Producer-musician T Bone Burnett, firmly established as the guru of Americana music, was recruited by folk-rock icon John Mellencamp and suspense author Stephen King to make some sense out of their long-gestating Southern-gothic musical Ghost Brothers of Darkland County. Burnett shaped it into a form that resulted in a stage production in Atlanta a year ago, and now it has been released as a conceptual album with music (sung by Elvis Costello, Sheryl Crow, Kris Kristofferson, Rosanne Cash and others) and dialogue (read by Matthew McConaughey, Samantha Mathis and Meg Ryan). We spoke to the Grammy-winning music man about collaborations, high art and peak production.
Ghost Brothers of Darkland County was a long time in coming. John Mellencamp wrote the music. Stephen King wrote the story. What did you do?

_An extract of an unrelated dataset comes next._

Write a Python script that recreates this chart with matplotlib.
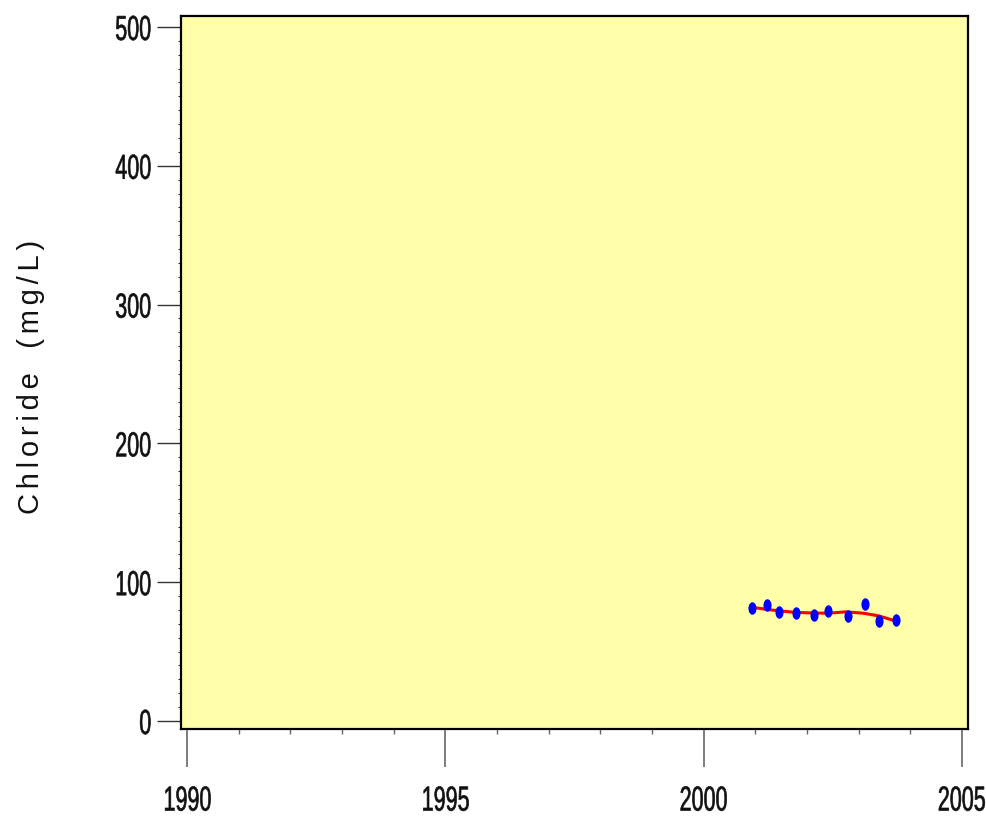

They had a really great story. It came out of John’s life, and Stephen loved it. They decided to collaborate on a play with music, and since neither of them had been down that road before, they kept working on it, pushing and pulling it in different directions. They worked on it for 10 years, and by the time it got to me it was two hours and 45 minutes long. The first thing I did was to tell them to shorten it.
That’s why you get paid the big bucks. What other advice did you offer?
Like I said, the songs were written and recorded over a 10-year time period. There was no continuity. There no aural identity. So, my first job was to create a world of sound for these songs and characters to exist in. It was a compositional process. We were composing swamp-ghost music.
What where you working toward? Was it an album, or was it a stage musical?
The content they had was strong. They just asked me to come in and give it some form. We decided to do it as a radio play. We invited our friends in to record it. With the recording, the tone of the play was set. And that sound was transferred to the stage play.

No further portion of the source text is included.